Users are added to a project as a 'member', what they can do in a project depends on their role and any specific project restrictions applied.
Only Admins can delete a project.
Projects maybe duplicated.
Projects can be given a status to Active, Complete, or Archived.

Files can be added to a project by:
- Using the in project Upload Files feature (small amounts and under 1gb).
- Added a connected SFTP service to the platform (speak to customer success) and then bulk importing them using the SFPT utilities.
Files are used in the creation of project assets and as data sources for conversions.
Files can be deleted by users with appropriate permissions.
Files can be organized into folders and renamed.
Files must be categorized (Schema, Data, Config, Unknown), which is used to help restrict the use of them within Zengines.
CSVs are the preferred file type and format for Schema and Data
Files that are categorized as Data can be previewed in the platform depending on the user role and project restrictions.

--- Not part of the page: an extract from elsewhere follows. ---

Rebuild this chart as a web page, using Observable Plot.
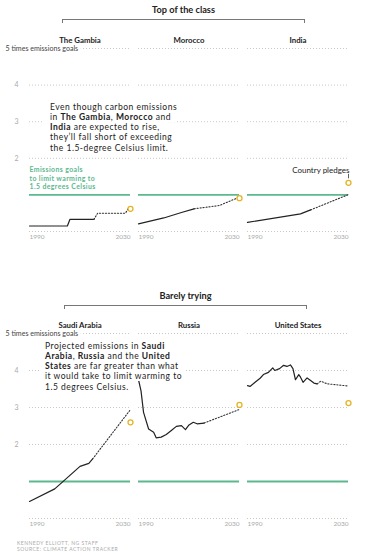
<!DOCTYPE html>
<html><head><meta charset="utf-8">
<script src="https://cdn.jsdelivr.net/npm/d3@7"></script>
<script src="https://cdn.jsdelivr.net/npm/@observablehq/plot@0.6"></script>
<style>
body{margin:0;background:#fff;font-family:Lato, "Noto Sans", sans-serif;}
#wrap{position:relative;width:371px;height:556px;overflow:hidden;background:#fff;}
.title{position:absolute;font-weight:700;font-size:9.2px;line-height:11px;color:#222;text-align:center;}
.bracket{position:absolute;box-sizing:border-box;border:1px solid #777;border-bottom:none;height:4px;}
.note{position:absolute;font-size:8.5px;line-height:10.25px;letter-spacing:0.5px;color:#222;white-space:nowrap;}
.note span{background:#fff;padding:0 6px;-webkit-box-decoration-break:clone;box-decoration-break:clone;}
.foot{position:absolute;left:17px;font-size:5px;line-height:6px;letter-spacing:0.5px;color:#aaa;}
</style></head>
<body><div id="wrap"></div>
<script>
// ---- categories ----
const topCountries = ["The Gambia", "Morocco", "India"];
const bottomCountries = ["Saudi Arabia", "Russia", "United States"];
// ---- reference values (multiples of the 1.5°C emissions goal) ----
const goalValue = 1;
const gridValues = [0, 2, 3, 4, 5];
const yTickValues = [2, 3, 4];
const yearTicks = [1990, 2030];
const pledgeYear = 2030;
// ---- historical (solid) and projected (dotted) series: [year, multiple of goal] ----
const gambiaHistory = [[1990,0.15],[2005,0.15],[2006,0.33],[2015.5,0.33]];
const gambiaProjection = [[2015.5,0.33],[2017,0.5],[2028,0.5],[2029.3,0.65]];
const moroccoHistory = [[1990,0.21],[2000,0.37],[2007,0.52],[2012,0.62]];
const moroccoProjection = [[2012,0.62],[2022,0.71],[2029.3,0.92]];
const indiaHistory = [[1990,0.25],[2011,0.48],[2015,0.59]];
const indiaProjection = [[2015,0.59],[2030,1.01]];
const saudiHistory = [[1990,0.46],[2000,0.8],[2010,1.41],[2013.5,1.49],[2015,1.61]];
const saudiProjection = [[2015,1.61],[2029.7,2.92]];
const russiaHistory = [[1990,3.75],[1991,3.45],[1992,2.87],[1994,2.42],[1996,2.33],[1997,2.18],[1999,2.2],[2001,2.27],[2003,2.38],[2005,2.49],[2007,2.51],[2008.6,2.4],[2010,2.53],[2011.7,2.6],[2013.2,2.56],[2016,2.58]];
const russiaProjection = [[2016,2.58],[2029.7,2.94]];
const usHistory = [[1990,3.59],[1991,3.57],[1993,3.68],[1995,3.79],[1996.3,3.89],[1998.3,3.95],[2000,4.07],[2000.8,4.0],[2002.7,4.05],[2004.3,4.14],[2005.6,4.11],[2007,4.15],[2008,4.05],[2009,3.75],[2010.3,3.89],[2011,3.82],[2012,3.68],[2013.6,3.8],[2015,3.73],[2016.3,3.66],[2017.6,3.64]];
const usProjection = [[2017.6,3.64],[2019,3.71],[2021.6,3.64],[2030,3.58]];
// ---- country pledges for 2030 ----
const topPledges = [0.62, 0.91, 1.33];
const bottomPledges = [2.6, 3.07, 3.12];

const green = "#5db88f";
const gold = "#e6b325";
const wrap = document.getElementById("wrap");

function toRows(countries, series) {
  return countries.flatMap((c, i) => series[i].map(([year, value]) => ({country: c, year, value})));
}

function panel(countries, histories, projections, pledges, top, height, extra) {
  const hist = toRows(countries, histories);
  const proj = toRows(countries, projections);
  const pl = countries.map((c, i) => ({country: c, year: pledgeYear, value: pledges[i]}));
  const chart = Plot.plot({
    width: 371, height,
    marginLeft: 29, marginRight: 22, marginTop: 20, marginBottom: 17,
    style: {fontFamily: "Lato, 'Noto Sans', sans-serif", background: "transparent", overflow: "visible"},
    fx: {domain: countries, paddingInner: 0.073, paddingOuter: 0, axis: null, label: null},
    x: {domain: [yearTicks[0], yearTicks[1]], axis: null},
    y: {domain: [0, 5]},
    marks: [
      Plot.ruleY(gridValues, {y: d => d, stroke: "#bbb", strokeWidth: 0.8, strokeDasharray: "1,2"}),
      Plot.ruleY([goalValue], {y: d => d, stroke: green, strokeWidth: 1.8}),
      Plot.axisY(yTickValues, {tickSize: 0, tickPadding: 11, fill: "#aaa", fontSize: 7, label: null}),
      Plot.text([countries[0]], {fx: d => d, x: () => yearTicks[0], y: () => 5, dx: -24, text: () => "5 times emissions goals",
        textAnchor: "start", fill: "#444", fontSize: 7.1, stroke: "white", strokeWidth: 6}),
      Plot.line(hist, {x: "year", y: "value", fx: "country", stroke: "#222", strokeWidth: 1.2}),
      Plot.line(proj, {x: "year", y: "value", fx: "country", stroke: "#333", strokeWidth: 1.1, strokeDasharray: "1.2,1.8"}),
      Plot.dot(pl, {x: "year", y: "value", fx: "country", r: 2.5, stroke: gold, strokeWidth: 1.3, fill: "white"}),
      Plot.text(countries, {fx: d => d, text: d => d, frameAnchor: "top", dy: -11, fontWeight: 700, fontSize: 7.8, fill: "#222"}),
      Plot.text([yearTicks[0]], {x: d => d, frameAnchor: "bottom", dy: 7, text: d => String(d), textAnchor: "start", fill: "#aaa", fontSize: 6.5}),
      Plot.text([yearTicks[1]], {x: d => d, frameAnchor: "bottom", dy: 7, text: d => String(d), textAnchor: "end", fill: "#aaa", fontSize: 6.5}),
      ...extra(pl)
    ]
  });
  chart.style.position = "absolute";
  chart.style.left = "0px";
  chart.style.top = top + "px";
  // slightly widen the green legend lettering, as in the reference
  chart.querySelectorAll("text").forEach(t => {
    if (t.textContent.includes("warming")) t.setAttribute("letter-spacing", "0.4");
  });
  wrap.appendChild(chart);
}

function addDiv(cls, css, html) {
  const d = document.createElement("div");
  d.className = cls;
  Object.assign(d.style, css);
  d.innerHTML = html;
  wrap.appendChild(d);
}

// Top section
addDiv("title", {left: "62px", width: "243px", top: "3.5px"}, "Top of the class");
addDiv("bracket", {left: "62px", width: "243px", top: "19px"}, "");
panel(topCountries, [gambiaHistory, moroccoHistory, indiaHistory], [gambiaProjection, moroccoProjection, indiaProjection],
  topPledges, 28, 220, (pl) => [
    Plot.text([topCountries[0]], {fx: d => d, x: () => yearTicks[0], y: () => goalValue,
      text: () => "Emissions goals\nto limit warming to\n1.5 degrees Celsius",
      textAnchor: "start", lineAnchor: "bottom", dy: -6, lineHeight: 1.2, fill: green, fontWeight: 700, fontSize: 6.9}),
    Plot.text([pl[2]], {fx: "country", x: "year", y: "value", dy: -12, dx: 1, text: () => "Country pledges",
      textAnchor: "end", fill: "#222", fontSize: 8}),
    Plot.ruleX([pl[2]], {fx: "country", x: "year", y1: "value", y2: "value", insetBottom: 4, insetTop: -8.5, stroke: "#333", strokeWidth: 0.8})
  ]);
addDiv("note", {left: "44px", top: "101.6px"},
  "<span>Even though carbon emissions</span><br><span>in <b>The Gambia</b>, <b>Morocco</b> and</span><br><span><b>India</b> are expected to rise,</span><br><span>they’ll fall short of exceeding</span><br><span>the 1.5-degree Celsius limit.</span>");

// Bottom section
addDiv("title", {left: "64px", width: "243px", top: "289.5px"}, "Barely trying");
addDiv("bracket", {left: "64px", width: "243px", top: "305px"}, "");
panel(bottomCountries, [saudiHistory, russiaHistory, usHistory], [saudiProjection, russiaProjection, usProjection],
  bottomPledges, 313, 222, () => []);
addDiv("note", {left: "39px", top: "340.6px", lineHeight: "10.3px"},
  "<span>Projected emissions in <b>Saudi</b></span><br><span><b>Arabia</b>, <b>Russia</b> and the <b>United</b></span><br><span><b>States</b> are far greater than what</span><br><span>it would take to limit warming to</span><br><span>1.5 degrees Celsius.</span>");

addDiv("foot", {top: "539.5px"}, "KENNEDY ELLIOTT, NG STAFF<br>SOURCE: CLIMATE ACTION TRACKER");
</script>
</body></html>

Defining Sources and Targets

Sources and Targets contain the schema, related meta data and associated data, they are defined by either:
- Creating using a schema definition file which can contain multiple tables and has data type definitions as well and other constraints and metadata.
- Using a data file that represents a single table, metadata is inferred and should be reviewed before use.

Source and Target must have unique and SQL compliant names.
Source and Target schema can be edited:
- Tables and fields can be modified .
- Tables and Fields can be added.
- Tables can be duplicated.

- Tables and fields can be deleted depending on the user's role and specific project restrictions.
- Batch updates can be made (excluding delete actions).

Sources and Targets have 2 statuses: Draft and Ready,
- In Draft status, they will not be used in Zengines matching processes (although they can be manually set in Mapping).
- In Ready status they will be include in matching processes and conversion jobs.

Associating Data with a Source or Target

Data files can be associated with a table, as long as the Data file headers (column names) match the table field names.
- Files paired with a table can optionally be set as example data to display on in the schema/table definition. Example data is a random sample of 10 values extracted from the Data file.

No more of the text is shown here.